4 thoughts on “Snapshots 110 Ciento diez es muerte

  1. When it came to lessons on capitalism, I thought there were three books worth more than anything you could learn from a university course. One was a biography of Al Capone, from which I discovered that to gain power a king (or capitalist) must share a certain amount of the spoils with his retainers and even with his subjects. The second was “Teahouse of the August Moon,” by Verne Schneider. The novel taught me that to motivate people, you had to offer them what they wanted … not what you thought they needed. The third essential text was an Uncle Scrooge story in which a tornado sucks all his money up into the sky and rains it down all over the country.
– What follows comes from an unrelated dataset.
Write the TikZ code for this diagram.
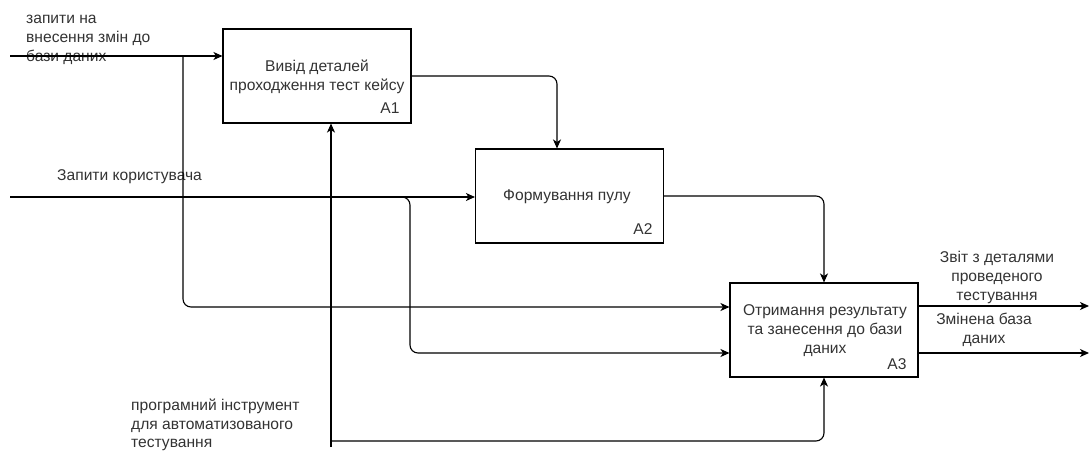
\documentclass[tikz,border=0pt]{standalone}
\usepackage{fontspec}
\setmainfont{Liberation Sans}
\usetikzlibrary{arrows.meta,calc}
\begin{document}
\begin{tikzpicture}[x=1pt,y=-1pt,
  box/.style={draw=black,line width=1.1pt,minimum width=188pt,minimum height=94pt,inner sep=0pt},
  txt/.style={text=black!80,font=\fontsize{15.6}{19}\selectfont,inner sep=0pt,align=center},
  ltxt/.style={txt,align=left},
  conn/.style={line width=1.1pt,draw=black},
  arr/.style={conn,-{Stealth[length=9pt,width=8pt,inset=2.5pt]}},
  rc/.style={rounded corners=8pt}]
\useasboundingbox (0,0) rectangle (1089,452);
% boxes
\node[box] (A1) at (317,76) {};
\node[box] (A2) at (569.5,196) {};
\node[box] (A3) at (824,330) {};
% box texts
\node[txt] (t1) at (317,77) {Вивід деталей\\проходження тест кейсу};
\node[txt] (n1) at (390,108) {A1};
\node[txt] (t2) at (567,197) {Формування пулу};
\node[txt] (n2) at (643,229) {A2};
\node[txt] (t3) at (825,331) {Отримання результату\\та занесення до бази\\даних};
\node[txt] (n3) at (897,364) {A3};
% labels
\node[ltxt,anchor=west] (l1) at (26,40) {запити на\\внесення змін до\\бази даних};
\node[ltxt,anchor=west] (l2) at (57,177) {Запити користувача};
\node[ltxt,anchor=south west,font=\fontsize{15.6}{18.5}\selectfont] (l3) at (131,451) {програмний інструмент\\для автоматизованого\\тестування};
\node[txt] (l4) at (997,277) {Звіт з деталями\\проведеного\\тестування};
\node[txt] (l5) at (984,330) {Змінена база\\даних};
% coordinates
\coordinate (in1) at (10,56);
\coordinate (j1) at (183,56);
\coordinate (in2) at (10,197);
\coordinate (j2) at (410,197);
\coordinate (c1) at (331,447);
\coordinate (c2) at (331,441);
\coordinate (o1) at (1089,306);
\coordinate (o2) at (1089,353);
% connectors
\draw[arr] (in1) -- (in1 -| A1.west);
\draw[arr,rc] (j1) |- ($(A3.west)+(0,-23)$);
\draw[arr,rc] (A1.east) -| ($(A2.north)+(-12.5,0)$);
\draw[arr] (in2) -- (in2 -| A2.west);
\draw[arr,rc] (in2) -| ($(j2)+(0,156)$) -- ($(A3.west)+(0,23)$);
\draw[arr,rc] (A2.east) -| (A3.north);
\draw[arr] (c1) -- (c1 |- A1.south);
\draw[arr,rc] (c2) -| (A3.south);
\draw[arr] ($(A3.east)+(0,-24)$) -- (o1);
\draw[arr] ($(A3.east)+(0,23)$) -- (o2);
\end{tikzpicture}
\end{document}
Everyone has a million dollars … but nobody will work because they think they’re rich, so the money is worthless. I think that covers economics pretty thoroughly, if a bit sketchily.

  2. Y-whay ould-way any-ay-ody-bay eed-nay an-ay Eng-ay-ish-lay o-tay Ig-pay Atin-lay anslator-tray?

  3. Stephen King that is.

    To use just three writers to prove something is too narrow a study to prove anything. You select and choose and use the words that best suit your purpose. . And I’ve read the previous line any number of times, used by other people.